Unless amended or terminated, a development agreement is enforceable during its term by a party to the agreement. A development agreement and the development standards in the agreement govern during the term of the agreement, or for all or that part of the build-out period specified in the agreement, and may not be subject to an amendment to a zoning ordinance or development standard or regulation or a new zoning ordinance or development standard or regulation adopted after the effective date of the agreement. A permit or approval issued by the city after the execution of the development agreement must be consistent with the development agreement. (Ord. 1081 § 3, 1997).
18.30.030 Recording – Parties and successors bound.
A development agreement shall be recorded with the real property records of the Island County auditor. During the term of the development agreement, the agreement is binding on the parties and their successors. (Ord. 1081 § 4, 1997).

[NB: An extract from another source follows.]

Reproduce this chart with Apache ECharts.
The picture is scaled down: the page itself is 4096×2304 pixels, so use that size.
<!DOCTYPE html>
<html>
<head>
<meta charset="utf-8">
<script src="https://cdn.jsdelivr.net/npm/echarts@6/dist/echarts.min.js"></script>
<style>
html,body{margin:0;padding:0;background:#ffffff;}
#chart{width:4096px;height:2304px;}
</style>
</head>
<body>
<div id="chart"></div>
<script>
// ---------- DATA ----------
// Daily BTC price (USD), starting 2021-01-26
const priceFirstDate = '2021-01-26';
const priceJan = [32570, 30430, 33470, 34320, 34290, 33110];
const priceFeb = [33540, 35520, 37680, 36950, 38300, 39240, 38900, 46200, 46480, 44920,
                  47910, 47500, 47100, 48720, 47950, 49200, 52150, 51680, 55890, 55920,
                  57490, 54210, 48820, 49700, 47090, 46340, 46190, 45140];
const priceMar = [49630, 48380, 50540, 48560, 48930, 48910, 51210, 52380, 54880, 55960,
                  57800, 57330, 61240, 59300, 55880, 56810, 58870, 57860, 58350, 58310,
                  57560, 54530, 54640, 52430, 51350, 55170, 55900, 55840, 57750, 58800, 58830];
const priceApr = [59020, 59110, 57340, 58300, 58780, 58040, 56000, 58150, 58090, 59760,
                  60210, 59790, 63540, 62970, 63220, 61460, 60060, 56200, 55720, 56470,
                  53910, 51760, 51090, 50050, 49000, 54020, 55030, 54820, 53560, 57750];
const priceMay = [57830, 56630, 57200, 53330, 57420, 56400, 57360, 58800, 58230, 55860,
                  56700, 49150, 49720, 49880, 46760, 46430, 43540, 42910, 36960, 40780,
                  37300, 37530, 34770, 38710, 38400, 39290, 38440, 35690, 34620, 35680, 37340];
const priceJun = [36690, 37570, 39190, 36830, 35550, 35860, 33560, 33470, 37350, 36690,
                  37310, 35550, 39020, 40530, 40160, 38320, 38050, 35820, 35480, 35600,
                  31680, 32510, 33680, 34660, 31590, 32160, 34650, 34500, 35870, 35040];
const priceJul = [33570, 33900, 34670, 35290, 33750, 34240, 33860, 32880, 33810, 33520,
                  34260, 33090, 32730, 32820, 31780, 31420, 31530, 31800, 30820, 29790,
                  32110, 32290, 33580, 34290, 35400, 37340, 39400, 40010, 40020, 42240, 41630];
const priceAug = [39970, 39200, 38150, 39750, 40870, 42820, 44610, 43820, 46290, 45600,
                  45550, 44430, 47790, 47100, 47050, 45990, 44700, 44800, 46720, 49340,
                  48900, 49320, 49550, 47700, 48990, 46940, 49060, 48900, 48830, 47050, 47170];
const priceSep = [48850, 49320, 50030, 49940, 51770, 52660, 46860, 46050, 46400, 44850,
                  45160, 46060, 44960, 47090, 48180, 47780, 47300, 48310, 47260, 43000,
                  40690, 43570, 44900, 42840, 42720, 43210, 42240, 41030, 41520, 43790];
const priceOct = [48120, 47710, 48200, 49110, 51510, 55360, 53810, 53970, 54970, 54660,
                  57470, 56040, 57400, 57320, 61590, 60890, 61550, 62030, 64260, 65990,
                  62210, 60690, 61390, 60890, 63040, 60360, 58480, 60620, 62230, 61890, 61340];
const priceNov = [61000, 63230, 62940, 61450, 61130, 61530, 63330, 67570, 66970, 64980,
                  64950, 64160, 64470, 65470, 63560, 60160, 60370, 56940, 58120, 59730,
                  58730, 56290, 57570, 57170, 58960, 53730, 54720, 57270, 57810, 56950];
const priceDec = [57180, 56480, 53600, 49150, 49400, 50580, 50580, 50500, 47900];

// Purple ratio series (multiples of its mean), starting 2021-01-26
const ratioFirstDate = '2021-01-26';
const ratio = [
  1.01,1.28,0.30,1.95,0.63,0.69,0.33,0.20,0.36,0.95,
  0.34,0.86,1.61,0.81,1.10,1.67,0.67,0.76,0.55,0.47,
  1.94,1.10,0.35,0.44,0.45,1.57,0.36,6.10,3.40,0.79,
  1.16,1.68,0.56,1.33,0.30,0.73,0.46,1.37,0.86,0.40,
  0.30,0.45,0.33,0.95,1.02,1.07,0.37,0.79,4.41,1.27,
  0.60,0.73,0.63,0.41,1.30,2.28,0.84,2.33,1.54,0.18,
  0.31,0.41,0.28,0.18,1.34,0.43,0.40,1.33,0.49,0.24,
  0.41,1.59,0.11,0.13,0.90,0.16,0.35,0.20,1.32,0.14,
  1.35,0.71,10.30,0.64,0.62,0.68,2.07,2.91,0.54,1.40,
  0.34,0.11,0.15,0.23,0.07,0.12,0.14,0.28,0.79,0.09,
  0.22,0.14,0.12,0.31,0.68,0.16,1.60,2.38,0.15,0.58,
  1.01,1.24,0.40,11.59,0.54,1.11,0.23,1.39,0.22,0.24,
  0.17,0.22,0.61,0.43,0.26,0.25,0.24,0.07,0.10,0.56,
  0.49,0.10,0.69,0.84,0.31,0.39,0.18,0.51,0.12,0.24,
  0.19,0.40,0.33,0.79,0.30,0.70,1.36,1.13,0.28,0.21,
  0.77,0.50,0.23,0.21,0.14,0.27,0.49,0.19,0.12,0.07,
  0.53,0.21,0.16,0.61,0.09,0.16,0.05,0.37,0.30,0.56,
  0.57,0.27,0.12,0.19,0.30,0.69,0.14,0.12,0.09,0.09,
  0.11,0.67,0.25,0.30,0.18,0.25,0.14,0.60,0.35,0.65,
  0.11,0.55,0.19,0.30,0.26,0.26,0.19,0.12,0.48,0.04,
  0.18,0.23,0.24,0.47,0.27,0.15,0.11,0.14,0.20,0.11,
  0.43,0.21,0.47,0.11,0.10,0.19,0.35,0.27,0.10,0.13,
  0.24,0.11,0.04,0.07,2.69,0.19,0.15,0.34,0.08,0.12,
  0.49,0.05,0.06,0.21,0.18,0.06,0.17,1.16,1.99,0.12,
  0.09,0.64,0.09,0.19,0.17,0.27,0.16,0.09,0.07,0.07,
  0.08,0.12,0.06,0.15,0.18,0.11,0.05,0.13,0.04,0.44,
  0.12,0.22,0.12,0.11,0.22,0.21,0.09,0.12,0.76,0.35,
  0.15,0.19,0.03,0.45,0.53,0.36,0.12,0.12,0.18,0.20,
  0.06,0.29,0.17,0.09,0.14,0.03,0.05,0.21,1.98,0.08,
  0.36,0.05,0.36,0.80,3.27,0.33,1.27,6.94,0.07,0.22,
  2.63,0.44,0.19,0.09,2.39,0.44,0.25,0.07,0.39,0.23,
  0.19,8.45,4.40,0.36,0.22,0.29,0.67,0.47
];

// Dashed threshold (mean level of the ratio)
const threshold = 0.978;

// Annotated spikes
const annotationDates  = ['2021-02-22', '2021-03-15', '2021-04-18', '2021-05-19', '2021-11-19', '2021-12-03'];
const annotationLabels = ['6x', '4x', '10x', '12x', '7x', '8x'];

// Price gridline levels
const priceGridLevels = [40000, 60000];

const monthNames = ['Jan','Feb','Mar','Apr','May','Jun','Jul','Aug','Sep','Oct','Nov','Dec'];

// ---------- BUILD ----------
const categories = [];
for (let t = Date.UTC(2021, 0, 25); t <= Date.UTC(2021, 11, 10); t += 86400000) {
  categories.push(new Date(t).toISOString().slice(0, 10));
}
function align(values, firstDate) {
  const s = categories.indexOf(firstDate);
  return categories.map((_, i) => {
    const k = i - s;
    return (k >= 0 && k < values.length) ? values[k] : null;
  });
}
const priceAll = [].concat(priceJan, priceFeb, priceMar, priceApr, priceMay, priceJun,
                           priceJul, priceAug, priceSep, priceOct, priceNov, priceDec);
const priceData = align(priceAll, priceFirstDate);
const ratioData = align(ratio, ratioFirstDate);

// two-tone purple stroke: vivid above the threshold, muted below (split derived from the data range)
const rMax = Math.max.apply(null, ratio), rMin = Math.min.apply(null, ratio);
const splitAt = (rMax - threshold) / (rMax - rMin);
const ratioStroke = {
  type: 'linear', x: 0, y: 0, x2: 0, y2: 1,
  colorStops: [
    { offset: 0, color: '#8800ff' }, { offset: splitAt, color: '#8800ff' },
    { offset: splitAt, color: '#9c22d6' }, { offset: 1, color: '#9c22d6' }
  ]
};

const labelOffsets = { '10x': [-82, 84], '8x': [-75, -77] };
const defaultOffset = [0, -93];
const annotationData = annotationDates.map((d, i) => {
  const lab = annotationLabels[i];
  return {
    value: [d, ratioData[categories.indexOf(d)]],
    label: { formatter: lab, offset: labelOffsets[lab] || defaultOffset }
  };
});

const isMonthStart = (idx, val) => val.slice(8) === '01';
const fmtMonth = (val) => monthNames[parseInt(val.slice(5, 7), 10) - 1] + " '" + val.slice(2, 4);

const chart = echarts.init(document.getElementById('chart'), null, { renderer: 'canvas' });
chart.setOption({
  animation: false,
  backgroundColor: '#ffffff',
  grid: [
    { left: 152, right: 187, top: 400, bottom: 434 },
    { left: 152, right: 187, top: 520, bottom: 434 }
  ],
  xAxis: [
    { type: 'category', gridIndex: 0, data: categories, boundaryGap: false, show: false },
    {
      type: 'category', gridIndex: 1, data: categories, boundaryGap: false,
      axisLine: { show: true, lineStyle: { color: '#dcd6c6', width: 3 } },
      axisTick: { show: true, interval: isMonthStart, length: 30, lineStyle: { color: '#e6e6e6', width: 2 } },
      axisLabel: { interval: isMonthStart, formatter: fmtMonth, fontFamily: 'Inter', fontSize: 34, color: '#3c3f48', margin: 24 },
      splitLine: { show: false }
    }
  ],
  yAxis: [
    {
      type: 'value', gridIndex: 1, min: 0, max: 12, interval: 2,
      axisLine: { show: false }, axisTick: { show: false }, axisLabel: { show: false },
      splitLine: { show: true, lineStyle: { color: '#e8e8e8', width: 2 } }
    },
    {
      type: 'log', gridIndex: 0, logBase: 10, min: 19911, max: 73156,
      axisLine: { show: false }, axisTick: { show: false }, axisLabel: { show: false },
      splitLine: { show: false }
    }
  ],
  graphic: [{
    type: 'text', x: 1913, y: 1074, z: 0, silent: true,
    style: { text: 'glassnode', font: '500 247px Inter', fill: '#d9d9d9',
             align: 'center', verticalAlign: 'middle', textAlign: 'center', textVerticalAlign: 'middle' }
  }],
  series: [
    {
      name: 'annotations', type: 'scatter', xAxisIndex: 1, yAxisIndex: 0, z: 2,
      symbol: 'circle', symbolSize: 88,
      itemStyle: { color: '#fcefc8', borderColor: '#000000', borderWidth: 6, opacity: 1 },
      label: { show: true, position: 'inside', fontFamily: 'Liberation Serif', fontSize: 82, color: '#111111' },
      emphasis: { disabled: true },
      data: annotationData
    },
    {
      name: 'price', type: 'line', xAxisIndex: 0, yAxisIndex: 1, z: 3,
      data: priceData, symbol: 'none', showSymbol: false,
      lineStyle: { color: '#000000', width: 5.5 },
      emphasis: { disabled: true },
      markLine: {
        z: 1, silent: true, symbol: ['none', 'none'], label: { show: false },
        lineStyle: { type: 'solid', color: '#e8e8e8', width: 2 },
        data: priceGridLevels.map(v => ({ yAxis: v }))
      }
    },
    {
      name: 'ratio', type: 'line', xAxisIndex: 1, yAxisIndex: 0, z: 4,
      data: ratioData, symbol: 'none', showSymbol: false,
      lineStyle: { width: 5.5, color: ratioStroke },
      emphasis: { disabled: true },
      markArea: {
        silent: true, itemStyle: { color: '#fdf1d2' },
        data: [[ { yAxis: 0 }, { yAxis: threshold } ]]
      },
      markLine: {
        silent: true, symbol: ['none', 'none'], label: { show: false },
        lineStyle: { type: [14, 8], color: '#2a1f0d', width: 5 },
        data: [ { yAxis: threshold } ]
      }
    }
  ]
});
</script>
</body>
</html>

18.30.040 Public hearings.
The city council shall only approve a development agreement by ordinance or resolution after a public hearing. The city council or planning commission, hearing examiner, or other body designated by the city council to conduct the public hearing may conduct the hearing. If the development agreement relates to a project permit application, the provisions of Chapter 36.70C RCW shall apply to the appeal of the decision on the development agreement. (Ord. 1081 § 5, 1997).